Having a horrendous week? Can't wait for Friday?

If you happen to be a global executive at New York-based banking giant Morgan Stanley (NYSE: MS), the answer to those questions might be yes and yes.

Following a brief reprieve late Thursday last week -- after the senior debt credit rating on the financial institution was downgraded two notches by Moody's, rather than the three notches that had been anticipated -- the bank has had a terrible week, becoming embroiled in not one, but two, international scandals and getting dumped by the sell-side analysts at Goldman Sachs Group Inc. (NYSE: GS).

First, the scandals. On Tuesday, news broke that the head of the bank's German unit was taking an indefinite leave over his involvement with a local politician in a controversial 2010 deal. Dirk Notheis, the German unit head, was revealed in leaked emails to have pressured his longtime friend, Steffen Mappus, to push through the purchase of a local power company by the German state Baden-Wuerttemberg. Mappus was governor of the state when the deal was taking place.

The emails, released because the very state government is now investigating if Mappus overpaid during the deal, show Notheis both being imperious and dismissive, even going as far as calling Chancellor Angela Merkel -- arguably the most powerful woman in the world at the moment -- by the condescending nickname Mom.

That little fiasco will likely affect Morgan Stanley's reputation in Germany, where it is a leading financier with tight relationships in industry and government. But at least it won't cost millions in the short run.

The same can't be said for the other scandal, in Brazil, where the government is suing the bank for 113 million reais ($54 million) over a botched IPO. Specifically, the Brazilian government is claiming the American financial giant, which underwrote the public offering of local lender Banco Cruzeiro do Sul, helped that latter institution fudge its accounting to appear healthier than it actually was.

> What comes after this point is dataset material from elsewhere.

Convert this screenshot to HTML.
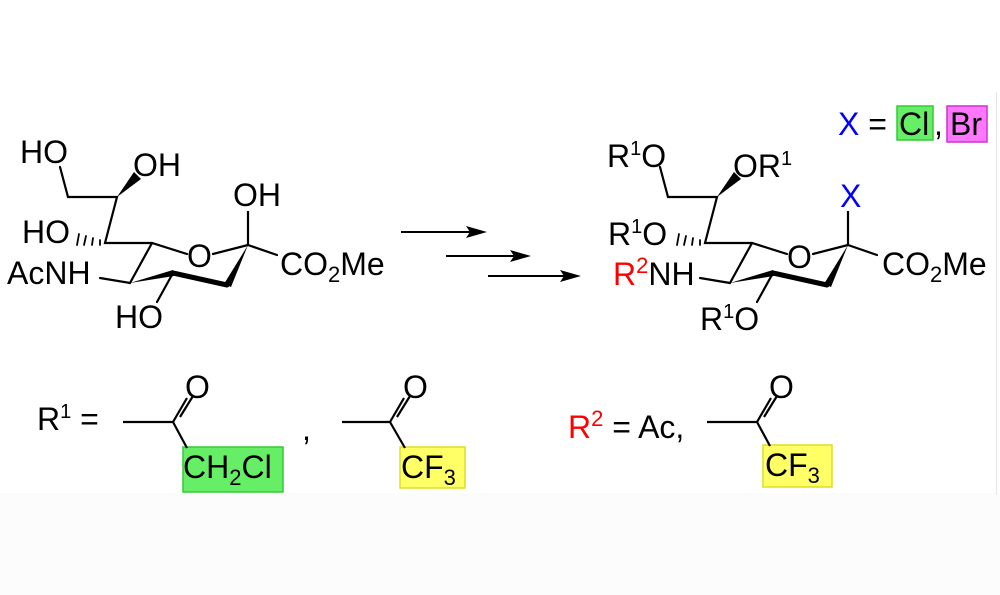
<!DOCTYPE html>
<html><head><meta charset="utf-8"><style>
html,body{margin:0;padding:0;background:#fff}
svg{display:block}
text{font-family:"Liberation Sans",Arial,sans-serif;font-size:32px}
.b{fill:#0000ff}.r{fill:#ff0000}
</style></head><body>
<svg width="1000" height="595" viewBox="0 0 1000 595" xmlns="http://www.w3.org/2000/svg">
<rect x="0" y="0" width="1000" height="595" fill="#fff"/>
<rect x="0" y="493" width="1000" height="102" fill="#fdfcfc"/>
<line x1="996.5" y1="92" x2="996.5" y2="495" stroke="#e6e6e6" stroke-width="1"/>

<g id="sk" stroke="#000" stroke-width="2.2" fill="none" stroke-linecap="round">
  <polyline points="60,167 68,197 117,197 105,243 152,243 187,254"/>
  <line x1="213" y1="254" x2="248" y2="245"/>
  <line x1="248" y1="245" x2="277" y2="255"/>
  <line x1="152" y1="243" x2="130" y2="283"/>
  <line x1="100" y1="278" x2="130" y2="283"/>
  <line x1="173" y1="273" x2="157" y2="302"/>
  <line x1="227" y1="285" x2="173" y2="273" stroke-width="5"/>
  <polygon points="130,283 173,270 174,276" fill="#000" stroke="none"/>
  <polygon points="248,245 224,284 231,287" fill="#000" stroke="none"/>
  <polygon points="117,197 134,172 141,179" fill="#000" stroke="none"/>
  <g stroke-width="1.8">
    <line x1="100" y1="240" x2="100" y2="245"/>
    <line x1="93" y1="238" x2="92" y2="245"/>
    <line x1="86" y1="236" x2="84" y2="245"/>
    <line x1="79" y1="234" x2="77" y2="245"/>
  </g>
</g>
<line x1="248" y1="245" x2="248" y2="211" stroke="#000" stroke-width="2.2"/>
<use href="#sk" transform="translate(600,0)"/>
<line x1="848" y1="245" x2="848" y2="211" stroke="#000" stroke-width="2.2"/>

<text x="20" y="163">HO</text>
<text x="133" y="176">OH</text>
<text x="22" y="243">HO</text>
<text x="187" y="267">O</text>
<text x="233" y="206">OH</text>
<text x="280" y="275">CO<tspan font-size="22" dy="7">2</tspan><tspan dy="-7">Me</tspan></text>
<text x="7" y="284">AcNH</text>
<text x="115" y="328">HO</text>

<g stroke="#000" stroke-width="2">
  <line x1="401" y1="232" x2="475" y2="232"/>
  <line x1="446" y1="256" x2="520" y2="256"/>
  <line x1="488" y1="276" x2="570" y2="276"/>
</g>
<g fill="#000">
  <polygon points="487,232 466,226 470,232 466,238"/>
  <polygon points="531,256 510,250 514,256 510,262"/>
  <polygon points="581,276 560,270 564,276 560,282"/>
</g>

<rect x="897" y="106" width="36" height="34" fill="#66ee66" stroke="#33cc33" stroke-width="1.5"/>
<rect x="947" y="106" width="40" height="36" fill="#ff77ff" stroke="#cc33cc" stroke-width="1.5"/>
<text x="838" y="135"><tspan class="b">X</tspan> = </text>
<text x="899" y="135">Cl</text>
<text x="934" y="135">,</text>
<text x="950" y="135">Br</text>

<text x="607" y="167">R<tspan font-size="20" dy="-12">1</tspan><tspan dy="12">O</tspan></text>
<text x="733" y="177">OR<tspan font-size="20" dy="-12">1</tspan></text>
<text x="608" y="245">R<tspan font-size="20" dy="-12">1</tspan><tspan dy="12">O</tspan></text>
<text x="787" y="268">O</text>
<text x="840" y="207" class="b">X</text>
<text x="882" y="275">CO<tspan font-size="22" dy="7">2</tspan><tspan dy="-7">Me</tspan></text>
<text x="613" y="285"><tspan class="r">R</tspan><tspan class="r" font-size="22" dy="-12">2</tspan><tspan dy="12">NH</tspan></text>
<text x="700" y="330">R<tspan font-size="20" dy="-12">1</tspan><tspan dy="12">O</tspan></text>

<text x="37" y="430">R<tspan font-size="20" dy="-12">1</tspan><tspan dy="12"> =</tspan></text>
<rect x="183" y="447" width="100" height="45" fill="#66ee66" stroke="#33cc33" stroke-width="1.5"/>
<rect x="400" y="447" width="65" height="41" fill="#ffff66" stroke="#dddd22" stroke-width="1.5"/>
<rect x="763" y="445" width="69" height="42" fill="#ffff66" stroke="#dddd22" stroke-width="1.5"/>
<g stroke="#000" stroke-width="2.2" fill="none">
  <line x1="123" y1="422" x2="173" y2="422"/>
  <line x1="173" y1="422" x2="187" y2="448"/>
  <line x1="173" y1="422" x2="187" y2="398"/>
  <line x1="180" y1="417" x2="193" y2="396"/>
  <line x1="342" y1="422" x2="390" y2="422"/>
  <line x1="390" y1="422" x2="405" y2="448"/>
  <line x1="390" y1="422" x2="404" y2="398"/>
  <line x1="397" y1="417" x2="410" y2="396"/>
  <line x1="707" y1="422" x2="757" y2="422"/>
  <line x1="757" y1="422" x2="770" y2="446"/>
  <line x1="757" y1="422" x2="771" y2="398"/>
  <line x1="764" y1="417" x2="777" y2="396"/>
</g>
<text x="185" y="398">O</text>
<text x="403" y="398">O</text>
<text x="769" y="398">O</text>
<text x="183" y="478">CH<tspan font-size="22" dy="7">2</tspan><tspan dy="-7">Cl</tspan></text>
<text x="302" y="440">,</text>
<text x="401" y="478">CF<tspan font-size="22" dy="7">3</tspan></text>
<text x="765" y="476">CF<tspan font-size="22" dy="7">3</tspan></text>
<text x="568" y="438"><tspan class="r">R</tspan><tspan class="r" font-size="22" dy="-12">2</tspan><tspan dy="12"> = Ac,</tspan></text>
</svg>
</body></html>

The Brazilian regulator in charge of banking insurance was forced to nationalize collapsing Cruzeiro do Sul just two weeks after it went public, a fact that makes the bumbling New York public offering of Facebook Inc. (NYSE: FB) in May -- for which Morgan Stanley is also taking the brunt of the flak -- look pristine by comparison.

It's not just banking regulators in Brazil and Germany that are mad at Morgan Stanley at the moment either. Back in the United States, there are reports that the Federal Deposit Insurance Corporation (FDIC) is quietly seething at the bank for its internal strategy of managing derivative risk by moving instruments to its bank subsidiaries, still within the wider bank structure but away from FDIC supervision.

With so much going against the bank -- even after the reprieve from Moody's, it is the lowest-rated among its large American bank peers -- it's no wonder Goldman Sachs analysts chose to downgrade their recommendation on Tuesday, moving the bank out of their conviction buy list and assigning a neutral outlook on MS shares. Goldman cited the Moody's downgrade, which it sees eating into the bank's fixed-income trading revenue, as the reason.

All of that is not good news for Morgan Stanley shareholders, who have seen their holdings slaughtered over the past three months, dropping over 36 percent since March 27. By comparison, shares of JPMorgan Chase and Co. -- which saw a huge sell-off after the bank admitted it would report billionaire derivatives-linked losses during the quarter and whose CEO was dragged to testify in front of Congress on the matter -- are down 22.7 percent for the period. The wider KBW Bank Index of major U.S. banks is down 12.2 percent.